Helen E. Karn
Dept. of Linguist., Georgetown Univ., Washington, DC 20057-1068
Determining phonological and intonational phrase boundaries is an important step in synthesizing natural-sounding prosodic contours in a text-to-speech (TTS) system. An algorithm is presented here that generates phrase boundaries in Spanish texts. The basis for this algorithm is Liberman and Church's function group (f-group) parser for English [M. Y. Liberman and K. W. Church, ``Text Analysis and Word Pronunciation in Text-to-Speech Synthesis,'' in Advances in Speech Signal Processing, edited by S. Furui and M. M. Sondhi (Marcel Dekker, New York, 1992), pp. 791--831]. The Spanish f-group parser produced satisfactory results for shorter sentences and sentences containing a fair amount of punctuation, but the parser tended to overgenerate phrase boundaries in longer sentences and sentences with little punctuation. In addition, the parser generated but did not distinguish different types of sentence and paragraph transitions.

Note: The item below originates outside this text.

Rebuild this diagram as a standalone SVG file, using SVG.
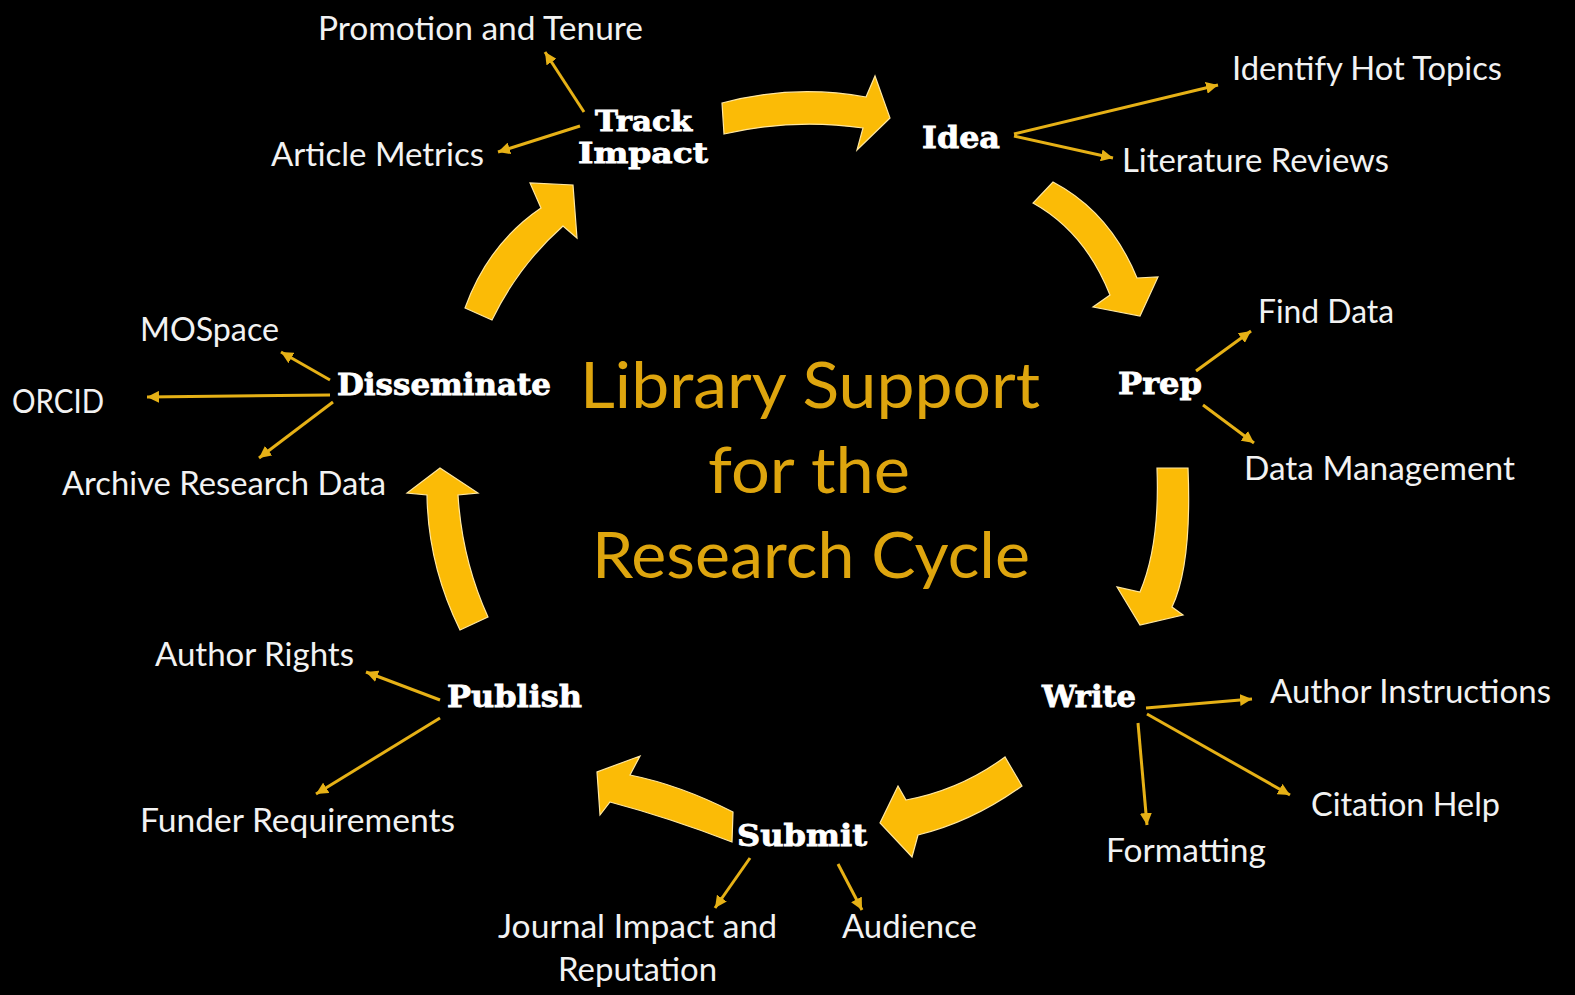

To refine the parser in these areas, selections from a Spanish text [E. Sabato, El tunel (Editorial Seix Barral, Barcelona, 1982)] were read by adult native Spanish speakers and analyzed for phrase boundaries as evidenced by significant changes in fundamental frequency, tempo, and/or pauses. The acoustic phonetic data and its role in the development of the phrase boundary algorithm are discussed.